As UCSF moves forward with the recommendations, one major issue to address is financing the new construction. UCSF Medical Center is largely a self-supporting clinical enterprise, with an expense budget of nearly $1 billion annually. The Medical Center receives about one percent of its budget from state funds.
Other major issues include acquiring new land and completing an environmental review process at Mission Bay and the other campus sites, phasing in programs that provide seamless continuity of care for patients and families, and complying with the space ceiling restrictions on the Parnassus campus.
UCSF officials also will continue discussions with the City regarding potential collaborations with San Francisco General Hospital Medical Center about sharing some services and facilities.
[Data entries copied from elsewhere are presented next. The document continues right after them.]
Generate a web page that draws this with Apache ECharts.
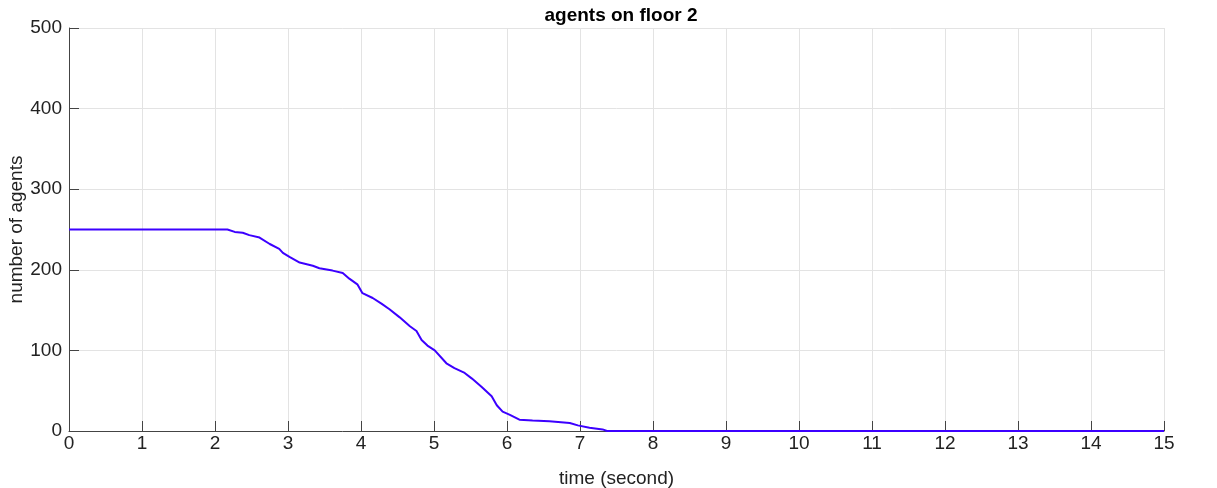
<!DOCTYPE html>
<html>
<head>
<meta charset="utf-8">
<script src="https://cdn.jsdelivr.net/npm/echarts@6/dist/echarts.min.js"></script>
<style>
html,body{margin:0;padding:0;background:#fff;}
#chart{width:1217px;height:488px;}
</style>
</head>
<body>
<div id="chart"></div>
<script>
const titleText = 'agents on floor 2';
const xName = 'time (second)';
const yName = 'number of agents';
const times  = [0, 2.17, 2.27, 2.38, 2.47, 2.61, 2.75, 2.88, 2.93, 3.02, 3.16, 3.34, 3.43, 3.61, 3.75, 3.84, 3.95, 4.02, 4.16, 4.28, 4.39, 4.53, 4.67, 4.76, 4.83, 4.91, 5.01, 5.17, 5.28, 5.42, 5.52, 5.65, 5.79, 5.86, 5.94, 6.04, 6.17, 6.35, 6.58, 6.86, 6.97, 7.13, 7.31, 7.37, 15];
const agents = [250, 250, 247, 246, 243, 240, 232, 226, 221, 216, 209, 205, 202, 199, 196, 189, 182, 171, 165, 158, 151, 141, 130, 124, 113, 106, 100, 84, 78, 72, 65, 55, 43, 32, 24, 20, 14, 13, 12, 10, 7, 4, 2, 0, 0];
const xTicks = [0, 15, 1];
const yTicks = [0, 500, 100];

const chart = echarts.init(document.getElementById('chart'), null, {renderer:'canvas'});
const font = 'Liberation Sans, Arial, sans-serif';
chart.setOption({
  animation: false,
  backgroundColor: '#fff',
  title: {
    text: titleText, left: 616, top: 1, textAlign: 'center',
    textStyle: {fontFamily: font, fontWeight: 'bold', fontSize: 19, color: '#000'}
  },
  grid: {left: 69, right: 53, top: 28, bottom: 57, containLabel: false, outerBoundsMode: 'none'},
  xAxis: {
    type: 'value', min: xTicks[0], max: xTicks[1], interval: xTicks[2],
    name: xName, nameLocation: 'middle', nameGap: 38,
    nameTextStyle: {fontFamily: font, fontSize: 19, color: '#222'},
    axisLine: {show: true, onZero: false, lineStyle: {color: '#444', width: 1}},
    axisTick: {show: true, inside: true, length: 10, lineStyle: {color: '#444'}},
    axisLabel: {fontFamily: font, fontSize: 19, color: '#222', margin: 3},
    splitLine: {show: true, lineStyle: {color: '#e3e3e3', width: 1}}
  },
  yAxis: {
    type: 'value', min: yTicks[0], max: yTicks[1], interval: yTicks[2],
    name: yName, nameLocation: 'middle', nameGap: 43, nameMoveOverlap: false,
    nameTextStyle: {fontFamily: font, fontSize: 19, color: '#222'},
    axisLine: {show: true, onZero: false, lineStyle: {color: '#444', width: 1}},
    axisTick: {show: true, inside: true, length: 10, lineStyle: {color: '#444'}},
    axisLabel: {fontFamily: font, fontSize: 19, color: '#222', margin: 7},
    splitLine: {show: true, lineStyle: {color: '#e3e3e3', width: 1}}
  },
  series: [{
    type: 'line',
    data: times.map((t, i) => [t, agents[i]]),
    showSymbol: false,
    lineStyle: {color: '#3c00ff', width: 2},
    z: 5
  }]
});
</script>
</body>
</html>
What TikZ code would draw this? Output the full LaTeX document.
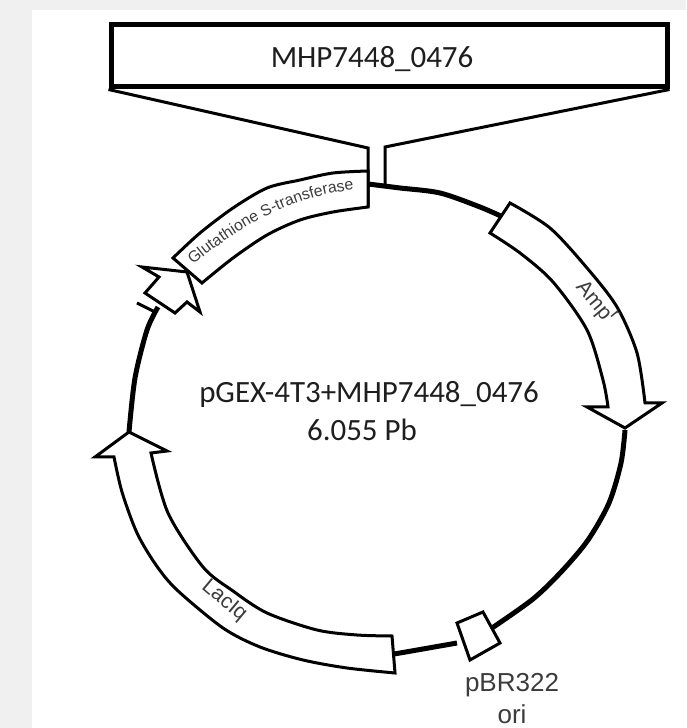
\documentclass[tikz,border=0pt]{standalone}
\usepackage{xcolor}
\usepackage{fontspec}
\usetikzlibrary{decorations.text}
\setmainfont{Carlito}
\newfontfamily\labelfont{Liberation Sans}
\definecolor{pageback}{HTML}{f0f0f0}
\definecolor{labelgray}{HTML}{3c3c3c}
\definecolor{textdark}{HTML}{1e1e1e}
\tikzset{
  genebox/.style={draw=black,fill=white,line width=0.03cm,line join=miter},
  backbone/.style={draw=black,line width=0.05cm},
  insertline/.style={draw=black,line width=0.03cm},
  titletext/.style={text=textdark,inner sep=0pt,font=\fontsize{8.8pt}{10pt}\selectfont},
  genetext/.style={text=labelgray,inner sep=0pt,font=\labelfont\fontsize{6pt}{7pt}\selectfont},
  oritext/.style={text=labelgray,inner sep=0pt,font=\labelfont\fontsize{7.4pt}{8pt}\selectfont},
}
\begin{document}
\begin{tikzpicture}[x=1cm,y=1cm]
  \useasboundingbox (0,0) rectangle (6.86,7.28);
  \fill[pageback] (0,0) rectangle (6.86,7.28);
  \fill[white] (0.32,0) rectangle (6.86,7.18);
  \draw[backbone] plot[smooth] coordinates {(3.68,5.44) (4.00,5.40) (4.40,5.35) (4.80,5.21) (5.05,5.10)};
  \draw[backbone] plot[smooth] coordinates {(6.25,2.98) (6.21,2.65) (6.09,2.25) (5.88,1.88) (5.62,1.57) (5.33,1.29) (4.92,1.00)};
  \draw[backbone] plot[smooth] coordinates {(4.57,0.85) (4.00,0.75) (3.93,0.74)};
  \draw[backbone] plot[smooth] coordinates {(1.58,4.21) (1.47,3.98) (1.35,3.50) (1.29,2.96)};
  \draw[insertline] (1.37,4.25) -- (1.55,4.16);
  \node[draw=black,line width=0.05cm,fill=white,minimum width=5.56cm,minimum height=0.62cm,inner sep=0pt] (insertbox) at (3.89,6.72) {};
  \node[titletext] (insertname) at (3.72,6.69) {MHP7448\_0476};
  \coordinate (leftneck) at (3.68,5.80);
  \coordinate (rightneck) at (3.85,5.81);
  \coordinate (leftfoot) at (3.68,5.21);
  \coordinate (rightfoot) at (3.85,5.43);
  \draw[insertline] (insertbox.south west) -- (leftneck) -- (leftfoot);
  \draw[insertline] (insertbox.south east) -- (rightneck) -- (rightfoot);
  \draw[genebox] plot[smooth] coordinates {(3.68,5.57) (3.33,5.55) (3.00,5.48) (2.67,5.40) (2.33,5.20) (2.00,4.95) (1.73,4.70)} -- plot[smooth] coordinates {(2.02,4.45) (2.33,4.70) (2.67,4.93) (3.00,5.08) (3.33,5.16) (3.68,5.21)} -- cycle;
  \draw[genebox] (1.87,4.56) -- (2.00,4.16) -- (1.87,4.26) -- (1.75,4.15) -- (1.45,4.35) -- (1.59,4.51) -- (1.42,4.61) -- cycle;
  \draw[genebox] plot[smooth] coordinates {(5.10,5.25) (5.50,5.00) (5.87,4.60) (6.17,4.21) (6.37,3.75) (6.45,3.25)} -- (6.62,3.25) -- (6.25,3.00) -- (5.87,3.21) -- plot[smooth] coordinates {(6.08,3.21) (6.03,3.48) (5.87,3.98) (5.53,4.46) (5.20,4.75) (4.90,4.95)} -- cycle;
  \draw[genebox] plot[smooth] coordinates {(1.14,2.71) (1.22,2.36) (1.37,1.95) (1.56,1.63) (1.77,1.38) (2.23,1.00) (2.60,0.81) (3.03,0.68) (3.47,0.60) (3.95,0.55)} -- plot[smooth] coordinates {(3.92,0.92) (3.57,0.93) (3.17,0.98) (2.67,1.15) (2.33,1.37) (2.03,1.61) (1.68,2.15) (1.51,2.75)} -- (1.67,2.77) -- (1.29,2.96) -- (0.95,2.71) -- cycle;
  \draw[genebox] (4.57,1.05) -- (4.83,1.16) -- (5.00,0.85) -- (4.70,0.68) -- cycle;
  \path[decorate,decoration={text along path,text align=center,text color=labelgray,text={|\labelfont\fontsize{4.5pt}{5pt}\selectfont|Glutathione S-transferase}}] (1.87,4.58) .. controls (2.40,5.03) and (2.95,5.34) .. (3.62,5.39);
  \node[genetext,rotate=-50] (ampname) at (5.97,4.25) {Amp\textsuperscript{r}};
  \node[genetext,rotate=-40] (lacname) at (2.24,1.27) {LacIq};
  \node[titletext] (plasmidname) at (3.69,3.34) {pGEX-4T3+MHP7448\_0476};
  \node[titletext] (plasmidsize) at (3.62,2.98) {6.055 Pb};
  \node[oritext] (oriname) at (5.12,0.43) {pBR322};
  \node[oritext] (orilabel) at (5.12,0.14) {ori};
\end{tikzpicture}
\end{document}
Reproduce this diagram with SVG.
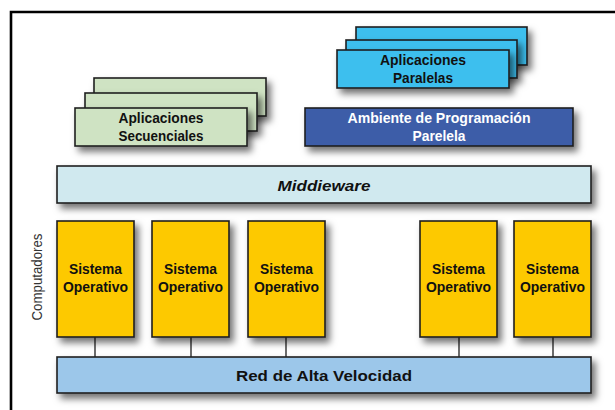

UCSF is working with Catellus Development Corporation to discuss infrastructure improvements to sewer, water and power systems and other issues related to the Mission Bay campus. A physical master plan depicting the arrangement of uses and the phasing of development at Mission Bay also will be drafted.
Campus planners are currently preparing an Environmental Impact Report (EIR) for the proposed LRDP amendment to ensure compliance with the California Environmental Quality Act. The public will have an opportunity to comment on the analysis contained in that EIR during a 45-day comment period. Along with the LRDP amendment, the EIR is expected to be presented to the Regents for consideration in early 2005.